Since October, alongside the upsurge in labor, a massive anti-war movement has arisen opposing US support for Israeli carpet bombing of Gaza. Despite national AFL-CIO admonitions for local labor councils to stay out of foreign affairs-related issues, a nascent “Labor4Palestine” effort, also featuring strong DSA involvement, represents a further expansion of union political consciousness.
The UAW became the largest national union calling for a permanent ceasefire in December, joining the United Electrical Workers, the Painters, and the American Postal Workers, as well as a growing number of local unions.
No one can predict where things are going; few crystal balls function perfectly in the class struggle. But as Rosa Luxemburg noted in her classic The Mass Strike, political consciousness often lags behind economic consciousness of workers involved in mass actions. Until it doesn’t, when it can take a leap not readily foreseen the previous day.

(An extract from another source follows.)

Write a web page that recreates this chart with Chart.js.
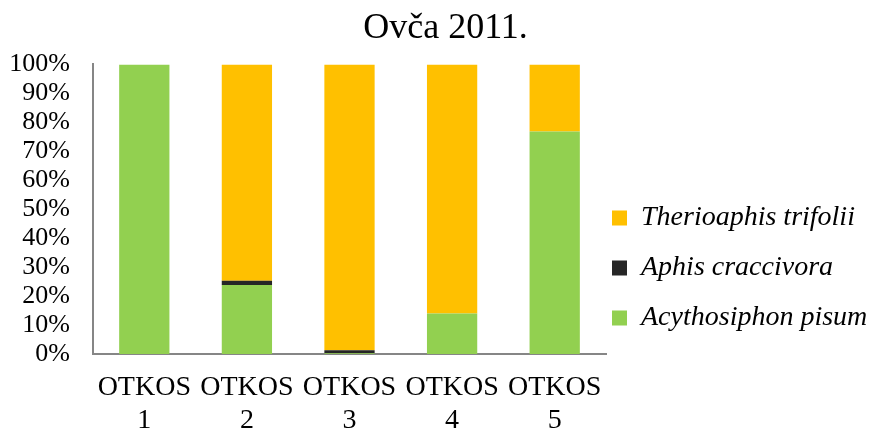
<!DOCTYPE html>
<html>
<head>
<meta charset="utf-8">
<script src="https://cdn.jsdelivr.net/npm/chart.js@4/dist/chart.umd.min.js"></script>
<style>
  body { margin: 0; background: #fff; }
  #wrap { width: 873px; height: 434px; }
</style>
</head>
<body>
<div id="wrap"><canvas id="chart"></canvas></div>
<script>
const categories = [["OTKOS", "1"], ["OTKOS", "2"], ["OTKOS", "3"], ["OTKOS", "4"], ["OTKOS", "5"]];

// share of each species per cut, in %
const acythosiphonPisum = [100, 23.8, 0.3, 14, 76.8];
const aphisCraccivora = [0, 1.5, 1, 0, 0];
const therioaphisTrifolii = [0, 74.7, 98.7, 86, 23.2];

const yTicks = [0, 10, 20, 30, 40, 50, 60, 70, 80, 90, 100];

const serif = "'Liberation Serif', 'Times New Roman', serif";

const datasets = [
  { label: "Acythosiphon pisum", data: acythosiphonPisum, backgroundColor: "#92D050" },
  { label: "Aphis craccivora", data: aphisCraccivora, backgroundColor: "#262626" },
  { label: "Therioaphis trifolii", data: therioaphisTrifolii, backgroundColor: "#FFC000" },
].map((d) => ({ ...d, barPercentage: 0.49, categoryPercentage: 1 }));

// pull the legend a bit closer to the plot and the title a bit right, like the excel original
const nudge = {
  id: "nudge",
  afterLayout(chart) {
    chart.legend.left -= 16;
    chart.titleBlock.left += 18;
  },
};

new Chart(document.getElementById("chart"), {
  type: "bar",
  data: { labels: categories, datasets: datasets },
  plugins: [nudge],
  options: {
    responsive: true,
    maintainAspectRatio: false,
    animation: false,
    layout: { padding: 0 },
    plugins: {
      title: {
        display: true,
        text: "Ovča 2011.",
        color: "#000",
        font: { family: serif, size: 36, weight: "normal", lineHeight: 1.15 },
        padding: { top: 8, bottom: 15 },
      },
      legend: {
        position: "right",
        align: "end",
        fullSize: false,
        reverse: true,
        maxWidth: 267,
        labels: {
          color: "#000",
          font: { family: serif, size: 28, style: "italic" },
          boxWidth: 15,
          boxHeight: 15,
          padding: 22,
        },
      },
      tooltip: { enabled: false },
    },
    scales: {
      x: {
        stacked: true,
        afterFit: (axis) => {
          axis.height = 80;
        },
        grid: { display: false, drawTicks: false },
        border: { color: "#868686", width: 2 },
        ticks: {
          color: "#000",
          font: { family: serif, size: 28, lineHeight: 1.15 },
          padding: 18,
          maxRotation: 0,
          autoSkip: false,
        },
      },
      y: {
        stacked: true,
        min: 0,
        max: 100,
        afterBuildTicks: (axis) => {
          axis.ticks = yTicks.map((v) => ({ value: v }));
        },
        afterFit: (axis) => {
          axis.width = 93;
        },
        grid: { display: false, drawTicks: false },
        border: { color: "#868686", width: 2 },
        ticks: {
          color: "#000",
          font: { family: serif, size: 26 },
          padding: 23,
          autoSkip: false,
          callback: (v) => v + "%",
        },
      },
    },
  },
});
</script>
</body>
</html>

That dynamic in a nutshell helps explain the current revival of labor’s fortunes. A generational cohort of young people facing growing economic inequality, climate crisis and a stalled democracy entered the workplace as the Bernie Sanders phenomenon proposed socialism as an answer to their problems. Now a large plurality of workers under thirty identify with that ideology, and unions are more popular with the general public than they have been in a half century. Nowhere are these attitudes more prevalent than in the Golden State. And it’s about time.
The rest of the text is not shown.